Insurers that cover executives and boards of private-credit firms are preparing for an escalating legal and regulatory storm, according to insurance executives and industry data, as mounting scrutiny of the $1.7 trillion industry prompts some carriers to raise premiums and tighten policy terms.

The preemptive moves by the insurance sector signal that market participants expect the current wave of government investigations, investor lawsuits, and valuation disputes to generate significant liability costs for fund managers. At insurance broker Marsh, premiums for renewals of directors-and-officers policies covering private-credit and private-equity firms rose 3% in the first quarter of 2026 compared with a year earlier, managing director William Fahey said. For public companies overall, premiums were generally flat over the same period, he said.

Executives at several carriers told the Wall Street Journal that they anticipate double-digit percentage increases in premiums from a year ago for the private-credit segment and are tightening coverage terms for renewals and new policies.

“There’s more acute risk at the moment, and you don’t know how that’s going to flow through,” said David Guild, head of financial lines at insurer MSIG USA.

The insurance tightening comes as private-credit firms confront a trifecta of pressures. A surge of redemption requests from investors anxious about the health of their loan portfolios has raised questions about whether fund managers are accurately valuing their holdings. Those concerns have been amplified by the funds’ exposure to software companies that some worry may be rendered obsolete by artificial intelligence, a dynamic MSI has covered in the context of rising energy demand and utility battles.

“We just need to remain absolutely vigilant, cautious and diligent,” said Macy Steers, co-head of financial lines at CNA Insurance.

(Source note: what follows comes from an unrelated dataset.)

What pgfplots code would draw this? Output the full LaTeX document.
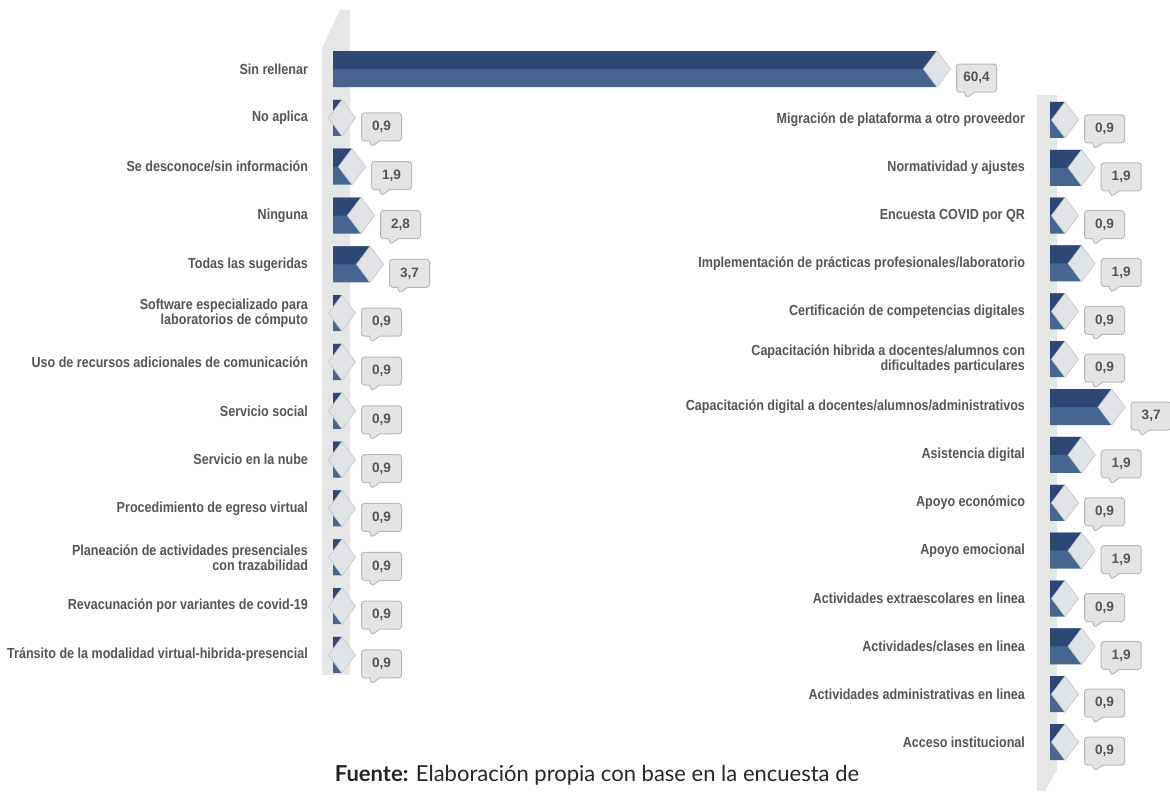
\documentclass[border=0pt]{standalone}
\usepackage{pgfplots}
\pgfplotsset{compat=1.18}
\usepackage{pgfplotstable}
\usepackage{fontspec}
\setmainfont{Liberation Sans}
\newfontfamily\lab[FakeStretch=0.86]{Liberation Sans}
\newfontfamily\lato{Lato}
\usetikzlibrary{shapes.callouts}

\definecolor{bartop}{HTML}{2F4775}
\definecolor{barbot}{HTML}{46668F}
\definecolor{labgray}{HTML}{555555}
\definecolor{wallgray}{HTML}{E6E6E6}
\definecolor{capgray}{HTML}{E2E3E6}
\definecolor{boxgray}{HTML}{E4E4E4}

% left column
\pgfplotstableread{
idx val
0 60.4
1 0.9
2 1.9
3 2.8
4 3.7
5 0.9
6 0.9
7 0.9
8 0.9
9 0.9
10 0.9
11 0.9
12 0.9
}\lefttab

% right column
\pgfplotstableread{
idx val
0 0.9
1 1.9
2 0.9
3 1.9
4 0.9
5 0.9
6 3.7
7 1.9
8 0.9
9 1.9
10 0.9
11 1.9
12 0.9
13 0.9
}\righttab

\pgfplotsset{
  panel/.style={
    xbar, scale only axis, clip=false,
    y dir=reverse, xmin=0, ymin=-0.5,
    axis line style={draw=none}, xtick=\empty,
    major tick length=0pt,
    yticklabel style={font=\lab\bfseries\fontsize{7.3}{7.6}\selectfont,
      text=labgray, align=right, xshift=-9pt},
  },
  capmark/.style={only marks, mark=diamond*, mark size=9pt,
    mark options={fill=capgray, draw=gray!40, line width=0.4pt}},
  lowbar/.style={fill=barbot, draw=none, bar width=18pt, bar shift=0pt,
    nodes near coords={\pgfmathprintnumber[fixed,fixed zerofill,precision=1,use comma,assume math mode=true]{\pgfplotspointmeta}},
    nodes near coords style={shape=rectangle callout,
      callout relative pointer={(-1.5pt,-3pt)}, callout pointer width=5pt,
      fill=boxgray, draw=gray!55, line width=0.5pt, rounded corners=1.5pt,
      minimum width=20pt, minimum height=14pt, inner sep=1pt,
      font=\bfseries\fontsize{6.8}{8}\selectfont, text=labgray,
      anchor=west, xshift=9.5pt, yshift=-4.5pt}},
  highbar/.style={fill=bartop, draw=none, bar width=9pt, bar shift=4.5pt},
}

\begin{document}
\begin{tikzpicture}
\useasboundingbox (0,0) rectangle (585pt,395.5pt);

% walls behind the bars
\fill[wallgray] (161pt,371.5pt) -- (170pt,390.5pt) -- (175pt,390.5pt) -- (175pt,58pt) -- (161pt,58pt) -- cycle;
\fill[wallgray] (518.5pt,348pt) -- (528.5pt,348pt) -- (528.5pt,10.5pt) -- (522.5pt,0pt) -- (518.5pt,0pt) -- cycle;

\begin{axis}[panel,
  at={(166.5pt,373.2pt)}, anchor=north west,
  width=315pt, height=317.4pt,
  xmax=63, ymax=12.5,
  ytick={0,...,12},
  yticklabels={Sin rellenar, No aplica, Se desconoce/sin información, Ninguna,
    Todas las sugeridas, {Software especializado para\\laboratorios de cómputo},
    Uso de recursos adicionales de comunicación, Servicio social,
    Servicio en la nube, Procedimiento de egreso virtual,
    {Planeación de actividades presenciales\\con trazabilidad},
    Revacunación por variantes de covid-19,
    Tránsito de la modalidad virtual-hibrida-presencial},
]
\addplot[capmark] table[x=val, y=idx] {\lefttab};
\addplot[lowbar] table[x=val, y=idx] {\lefttab};
\addplot[highbar] table[x=val, y=idx] {\lefttab};
\end{axis}

\begin{axis}[panel,
  at={(525pt,347.5pt)}, anchor=north west,
  width=50pt, height=335pt,
  xmax=6, ymax=13.5,
  ytick={0,...,13},
  yticklabels={Migración de plataforma a otro proveedor, Normatividad y ajustes,
    Encuesta COVID por QR, Implementación de prácticas profesionales/laboratorio,
    Certificación de competencias digitales,
    {Capacitación hibrida a docentes/alumnos con\\dificultades particulares},
    Capacitación digital a docentes/alumnos/administrativos, Asistencia digital,
    Apoyo económico, Apoyo emocional, Actividades extraescolares en linea,
    Actividades/clases en linea, Actividades administrativas en linea,
    Acceso institucional},
]
\addplot[capmark] table[x=val, y=idx] {\righttab};
\addplot[lowbar] table[x=val, y=idx] {\righttab};
\addplot[highbar] table[x=val, y=idx] {\righttab};
\end{axis}

\node[font=\lato\fontsize{11}{13}\selectfont, text=black!85] at (298.5pt,8pt)
  {\textbf{Fuente:} Elaboración propia con base en la encuesta de};
\end{tikzpicture}
\end{document}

Federal prosecutors are investigating the valuation practices at a BlackRock private-credit fund that surprised investors with a sharp write-down of its loan portfolio, according to people familiar with the matter. The Securities and Exchange Commission has opened enforcement investigations into several large private-credit managers. Regulators have also probed the exposure that banks have to the industry.

Private-credit executives have said the fears are overblown, but Apollo Global Management Chief Executive Marc Rowan last month acknowledged the need for greater transparency on fund values to engender trust. Rowan said Apollo plans to offer daily pricing for its private-credit funds by the end of September.

A flurry of lawsuits tied to private credit has followed the collapses of several companies where fraud was alleged. Josh Naftalis, a partner at law firm Pallas Partners and a former prosecutor in the Manhattan U.S. attorney’s office, said the industry should expect more litigation and regulatory scrutiny.

“The private-credit story is going to continue,” Naftalis said.

Adding to the legal risk is a proposal by the Trump administration intended to open 401(k) and similar retirement plans to private credit, private equity and other alternative investments. The Labor Department said earlier this year that plan sponsors that follow prescribed processes would have a “safe harbor” aimed at protecting them against lawsuits. Critics of the proposal have argued that exposing retirement savers to illiquid, opaque assets could generate litigation if the investments suffer losses.